America’s Hands Are Full of Blood
Thoughts and prayers. It began as a cliché. It became a joke. It has putrefied into a national shame.
If tonight, Americans do turn heavenward in pain and grief for the lost children of Uvalde, Texas, they may hear the answer delivered in the Bible through the words of Isaiah:
“And when ye spread forth your hands, I will hide mine eyes from you: yea, when ye make many prayers, I will not hear: your hands are full of blood.”
We will learn more about the 18-year-old killer of elementary-school children: his personality, his ideology, whatever confection of hate and cruelty drove him to his horrible crime. But we already know the answer to one question: Who put the weapon of mass murder into his hand? The answer to that question is that the public policy of this country armed him.
Every other democracy makes some considerable effort to keep guns away from dangerous people, and dangerous people away from guns. For many years—and especially since the massacre at Connecticut’s Sandy Hook Elementary School almost a decade ago—the United States has put more and more guns into more and more hands: 120 guns per 100 people in this country. The years of the pandemic have been the years of the greatest gun sales in U.S. history: almost 20 million guns sold in 2020; another 18.5 million sold in 2021. No surprise, those two years also witnessed a surge in gun violence: the spectacular human butchery of our recurring mass slaughters; the surge of one-on-one lethal criminality; the unceasing tragic toll of carelessness as American gun owners hurt and kill their loved ones and themselves.
Most of us are appalled. But not enough of us are sufficiently appalled to cast our votes to halt it. And those to whom Americans entrust political power, at the state and federal levels, seem determined to make things worse and bloodier. In the next few weeks, the U.S. Supreme Court will deliver its opinion in the case of New York State Rifle & Pistol Association Inc. v. Bruen, a decision that could strike down concealed-carry bans even in the few states that still have them. More guns, more places, fewer checks, fewer protections: Since Sandy Hook, this country has plunged backward and downward toward barbarism.
In his memoir of his career in the gun trade, the former gun-industry executive Ryan Busse writes of the effect of mass shootings on gun sales. They are, to put it bluntly, good for business. People think that perhaps the authorities might do something, and race to the gun stores to buy weapons before the “something” happens. The gun in the gunman’s hand multiplies to more guns in more hands. Most of those hands do not mean to inflict harm. But the harm follows, even so.
In this magazine five years ago, I wrote a parable:
A village has been built in the deepest gully of a floodplain.
At regular intervals, flash floods wipe away houses, killing all inside. Less dramatic—but more lethal—is the steady toll as individual villagers slip and drown in the marshes around them.
After especially deadly events, the villagers solemnly discuss what they might do to protect themselves. Perhaps they might raise their homes on stilts?

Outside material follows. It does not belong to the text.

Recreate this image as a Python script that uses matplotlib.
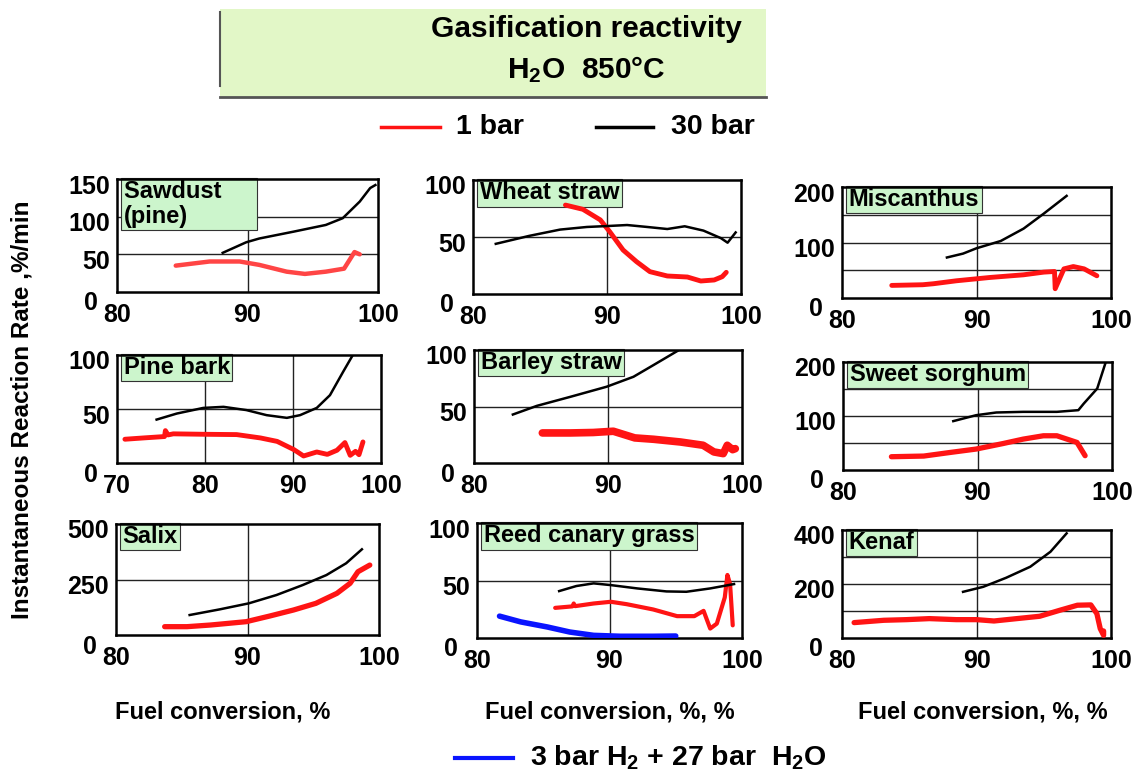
import matplotlib
matplotlib.use("Agg")
import matplotlib.pyplot as plt
from matplotlib.patches import Rectangle
from matplotlib.lines import Line2D
from matplotlib.transforms import ScaledTranslation

plt.rcParams['font.family'] = ['Liberation Sans', 'DejaVu Sans']
plt.rcParams['font.weight'] = 'bold'
plt.rcParams['mathtext.fontset'] = 'custom'
plt.rcParams['mathtext.rm'] = 'Liberation Sans:bold'
plt.rcParams['mathtext.bf'] = 'Liberation Sans:bold'
plt.rcParams['mathtext.default'] = 'bf'

# ---- data (fuel conversion %, rate %/min) ----
sawdust_x_30 = [88.1, 89.9, 90.9, 93.5, 96.0, 97.3, 98.6, 99.4, 99.8]
sawdust_y_30 = [52, 66, 71, 80, 89, 98, 120, 138, 142]
sawdust_x_1 = [84.5, 87.1, 89.4, 90.9, 93.0, 94.4, 96.0, 97.4, 98.2, 98.6]
sawdust_y_1 = [35, 40.5, 40.5, 36, 27, 24, 27, 31, 53, 50]

wheat_x_30 = [81.7, 84.2, 86.5, 88.5, 90.0, 91.5, 93.0, 94.5, 95.8, 97.2, 98.5, 99.0, 99.6]
wheat_y_30 = [44, 51, 56.5, 58.8, 59.6, 60.5, 58.8, 57, 59.4, 55.6, 49, 45, 54]
wheat_x_1 = [86.9, 88.2, 89.5, 90.2, 91.2, 92.2, 93.2, 94.5, 96.0, 97.0, 98.0, 98.6, 98.9]
wheat_y_1 = [78, 74.3, 65, 54.7, 38.6, 28.4, 19.6, 15.8, 14.9, 11.4, 12.3, 15.2, 19]

misc_x_30 = [87.8, 89.0, 90.0, 91.8, 93.5, 95.0, 96.7]
misc_y_30 = [73, 80, 89.6, 102.7, 125, 152, 184]
misc_x_1 = [83.7, 86.0, 86.8, 88.5, 91.0, 93.5, 95.0, 95.8, 95.85, 96.5, 97.2, 98.0, 98.95]
misc_y_1 = [22.7, 23.9, 25.7, 31, 37, 41.8, 46.6, 47.8, 16.7, 52.5, 56.7, 52.5, 40]

pine_x_30 = [74.5, 76.8, 79.8, 82.1, 84.7, 87.0, 89.3, 90.8, 92.7, 94.2, 95.7, 96.8]
pine_y_30 = [40.2, 45.8, 51, 52, 49, 44.3, 41.8, 44.3, 51, 62.8, 84.5, 100]
pine_x_1 = [70.9, 73.0, 75.4, 75.5, 75.8, 76.4, 79.8, 83.6, 86.3, 88.2, 90.1, 91.2,
            92.7, 93.9, 95.0, 95.9, 96.5, 97.1, 97.5, 97.95]
pine_y_1 = [22, 23.2, 24.5, 30, 26, 27, 26.6, 26.3, 23.2, 20, 12.4, 6.5,
            10.2, 8, 11.8, 18.9, 7.1, 10.8, 7.7, 19.5]

barley_x_30 = [82.9, 84.7, 87.2, 89.9, 91.9, 93.4, 95.3]
barley_y_30 = [42.9, 50.6, 58.6, 67.5, 76.3, 86.7, 100]
barley_x_1 = [85.1, 87.2, 88.9, 90.4, 92.0, 93.4, 95.4, 97.1, 97.9, 98.6, 98.9, 99.3, 99.5]
barley_y_1 = [26.6, 26.6, 27, 28.1, 22.2, 21, 18.6, 15.7, 9.8, 8.3, 15.7, 11.8, 12.7]

sorghum_x_30 = [88.2, 89.9, 91.4, 93.4, 95.9, 97.5, 97.9, 98.9, 99.5]
sorghum_y_30 = [90.5, 101.5, 106.5, 107.7, 107.7, 110.8, 123, 150.8, 197]
sorghum_x_1 = [83.6, 86.0, 88.0, 89.9, 91.9, 93.4, 94.9, 95.9, 97.4, 98.0]
sorghum_y_1 = [24.6, 25.8, 32.6, 38.8, 49, 57.2, 63.4, 63.4, 51, 26.5]

salix_x_30 = [85.6, 87.9, 90.1, 92.2, 94.2, 96.0, 97.5, 98.7]
salix_y_30 = [90, 115.6, 142.6, 180, 225, 270, 323, 386]
salix_x_1 = [83.7, 85.4, 87.2, 89.9, 91.7, 93.5, 95.2, 96.8, 97.8, 98.4, 99.3]
salix_y_1 = [37.5, 37.5, 45, 60, 85.6, 112.6, 142.6, 187.7, 232.7, 285, 315]

reed_x_30 = [86.2, 87.5, 88.8, 90.1, 92.1, 94.3, 95.8, 97.6, 99.4]
reed_y_30 = [40.8, 45.2, 47.5, 46, 43.1, 40.5, 40.2, 43.1, 46.9]
reed_x_1 = [85.9, 87.2, 87.3, 87.4, 88.8, 90.1, 91.3, 93.3, 95.1, 96.4, 97.1, 97.6,
            98.1, 98.7, 98.9, 99.1, 99.3]
reed_y_1 = [26.2, 27.5, 30, 27.7, 30, 31.5, 29.4, 24.8, 19, 19, 23.6, 8.2,
            12.5, 35.3, 54.8, 47, 11]
reed_x_h2 = [81.7, 83.3, 85.3, 87.0, 88.8, 90.8, 93.3, 95.0]
reed_y_h2 = [19, 14, 9.6, 5.2, 2.3, 1.5, 1.5, 1.7]

kenaf_x_30 = [89.0, 90.5, 92.2, 94.0, 95.5, 96.7]
kenaf_y_30 = [171, 189.5, 223, 264, 319.5, 387.6]
kenaf_x_1 = [80.9, 83.1, 84.8, 86.5, 88.5, 90.0, 91.3, 93.0, 94.7, 96.2, 97.5, 98.5,
             98.95, 99.2, 99.45, 99.45]
kenaf_y_1 = [57, 65.6, 68, 71.8, 68, 68, 63, 71.8, 80.5, 102.8, 121.4, 122.6,
             90, 34.7, 10, 26]

panel_names = ['Sawdust     \n(pine)', 'Wheat straw', 'Miscanthus',
               'Pine bark', 'Barley straw', 'Sweet sorghum',
               'Salix', 'Reed canary grass', 'Kenaf']
panel_yticks = [[0, 50, 100, 150], [0, 50, 100], [0, 100, 200],
                [0, 50, 100], [0, 50, 100], [0, 100, 200],
                [0, 250, 500], [0, 50, 100], [0, 200, 400]]
panel_xticks = [[80, 90, 100]] * 3 + [[70, 80, 90, 100]] + [[80, 90, 100]] * 5
panel_hgrid = [[50, 100], [50], [50, 100, 150],
               [50], [50], [50, 100, 150],
               [250], [50], [100, 200, 300]]

red_x = [sawdust_x_1, wheat_x_1, misc_x_1, pine_x_1, barley_x_1, sorghum_x_1,
         salix_x_1, reed_x_1, kenaf_x_1]
red_y = [sawdust_y_1, wheat_y_1, misc_y_1, pine_y_1, barley_y_1, sorghum_y_1,
         salix_y_1, reed_y_1, kenaf_y_1]
black_x = [sawdust_x_30, wheat_x_30, misc_x_30, pine_x_30, barley_x_30, sorghum_x_30,
           salix_x_30, reed_x_30, kenaf_x_30]
black_y = [sawdust_y_30, wheat_y_30, misc_y_30, pine_y_30, barley_y_30, sorghum_y_30,
           salix_y_30, reed_y_30, kenaf_y_30]

# ---- layout (pixel boxes of each axes: x0, y0, x1, y1) ----
W, H = 1147, 776
boxes = [(117, 179, 378, 292), (473, 180, 741, 294), (842, 187, 1111, 298),
         (117, 355, 381, 463), (474, 350, 742, 463), (843, 362, 1112, 470),
         (116, 524, 379, 635), (477, 523, 742, 638), (842, 530, 1111, 638)]
red_lw = [3.2, 3.5, 3.5, 3.5, 5.5, 3.8, 3.8, 3.0, 3.8]

fig = plt.figure(figsize=(W / 100, H / 100), dpi=100)

def fx(px):
    return px / W

def fy(py):
    return 1 - py / H

for i in range(9):
    x0, y0, x1, y1 = boxes[i]
    ax = fig.add_axes([fx(x0), fy(y1), fx(x1 - x0), (y1 - y0) / H])
    xt = panel_xticks[i]
    yt = panel_yticks[i]
    ax.set_xlim(xt[0], xt[-1])
    ax.set_ylim(yt[0], yt[-1])
    ax.set_xticks(xt)
    ax.set_yticks(yt)
    for v in panel_hgrid[i]:
        ax.axhline(v, color='#222222', lw=1.0, zorder=1)
    for v in xt[1:-1]:
        ax.axvline(v, color='#222222', lw=1.0, zorder=1)
    for s in ax.spines.values():
        s.set_linewidth(1.8)
    ax.tick_params(length=0, labelsize=18)
    ax.tick_params(axis='x', pad=8)
    ax.tick_params(axis='y', pad=5)
    for k, lab in enumerate(ax.get_yticklabels()):
        dx, dy = (-12, -9) if k == 0 else (0, -5)
        lab.set_transform(lab.get_transform() + ScaledTranslation(dx / 100, dy / 100, fig.dpi_scale_trans))

    col = '#ff4545' if i == 0 else '#ff1414'
    ax.plot(red_x[i], red_y[i], color=col, lw=red_lw[i], zorder=3, solid_capstyle='round')
    ax.plot(black_x[i], black_y[i], color='black', lw=1.8, zorder=4)
    if i == 7:
        ax.plot(reed_x_h2, reed_y_h2, color='#0a14ff', lw=4, zorder=3, solid_capstyle='round')

    # label box sits under the curves, as in the original slide
    ax.text(0.025, 0.99, panel_names[i], transform=ax.transAxes, ha='left', va='top',
            fontsize=17, fontweight='bold', zorder=2, linespacing=1.1,
            bbox=dict(boxstyle='square,pad=0.1', fc='#ccf5cc', ec='#333333', lw=0.8))

# title box
fig.patches.append(Rectangle((fx(220), fy(97)), fx(766 - 220), (97 - 9) / H,
                             transform=fig.transFigure, fc='#e2f7c7', ec='none', zorder=0))
fig.lines.append(Line2D([fx(220), fx(766)], [fy(97), fy(97)], transform=fig.transFigure,
                        color='#555555', lw=2))
fig.lines.append(Line2D([fx(220), fx(220)], [fy(12), fy(86)], transform=fig.transFigure,
                        color='#555555', lw=1.5))
fig.text(fx(586), fy(29), 'Gasification reactivity', ha='center', va='center', fontsize=21.5)
fig.text(fx(586), fy(70), r'H$_2$O  850°C', ha='center', va='center', fontsize=21.5)

# legend
fig.lines.append(Line2D([fx(381), fx(440)], [fy(127), fy(127)], transform=fig.transFigure,
                        color='#ff1414', lw=2.5))
fig.text(fx(456), fy(127), '1 bar', ha='left', va='center', fontsize=20.5)
fig.lines.append(Line2D([fx(596), fx(653)], [fy(127), fy(127)], transform=fig.transFigure,
                        color='black', lw=2.5))
fig.text(fx(671), fy(127), '30 bar', ha='left', va='center', fontsize=20.5)

fig.lines.append(Line2D([fx(455), fx(513)], [fy(758), fy(758)], transform=fig.transFigure,
                        color='#0a14ff', lw=3))
fig.text(fx(530), fy(758), r'3 bar H$_2$ + 27 bar  H$_2$O', ha='left', va='center', fontsize=20.5)

# axis labels
fig.text(fx(223), fy(712), 'Fuel conversion, %', ha='center', va='center', fontsize=17)
fig.text(fx(610), fy(712), 'Fuel conversion, %, %', ha='center', va='center', fontsize=17)
fig.text(fx(983), fy(712), 'Fuel conversion, %, %', ha='center', va='center', fontsize=17)
fig.text(fx(22), fy(410), 'Instantaneous Reaction Rate ,%/min', ha='center', va='center',
         rotation=90, fontsize=17.5)

fig.savefig('out.png', dpi=100)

But a powerful faction among the villagers is always at hand to explain why these ideas won’t work. “No law can keep our village safe! The answer is that our people must learn to be better swimmers—and oh by the way, you said ‘stilts’ when the proper term is ‘piles,’ so why should anybody listen to you?”
So the argument rages, without result, year after year, decade after decade, fatalities mounting all the while. Nearby villages, built in the hills, marvel that the gully-dwellers persist in their seemingly reckless way of life. But the gully-dwellers counter that they are following the wishes of their Founders, whose decisions two centuries ago must always be upheld by their descendants.
Since then, of course, things have only gotten worse. Can it be different this time? Whether any particular killer proves to be a racist, a jihadist, a sexually frustrated incel, or a randomly malignant carrier of sorrow and grief, can Americans ever break the pattern of empty thoughts, meaningless prayers, and more and worse bloodshed to follow?
The lobbying groups and politicians who enable these killers will dominate the federal courts and state governments, as they do today, until the mighty forces of decency and kindness in American life say to the enablers:
“That’s enough! This must stop—and we will stop you.”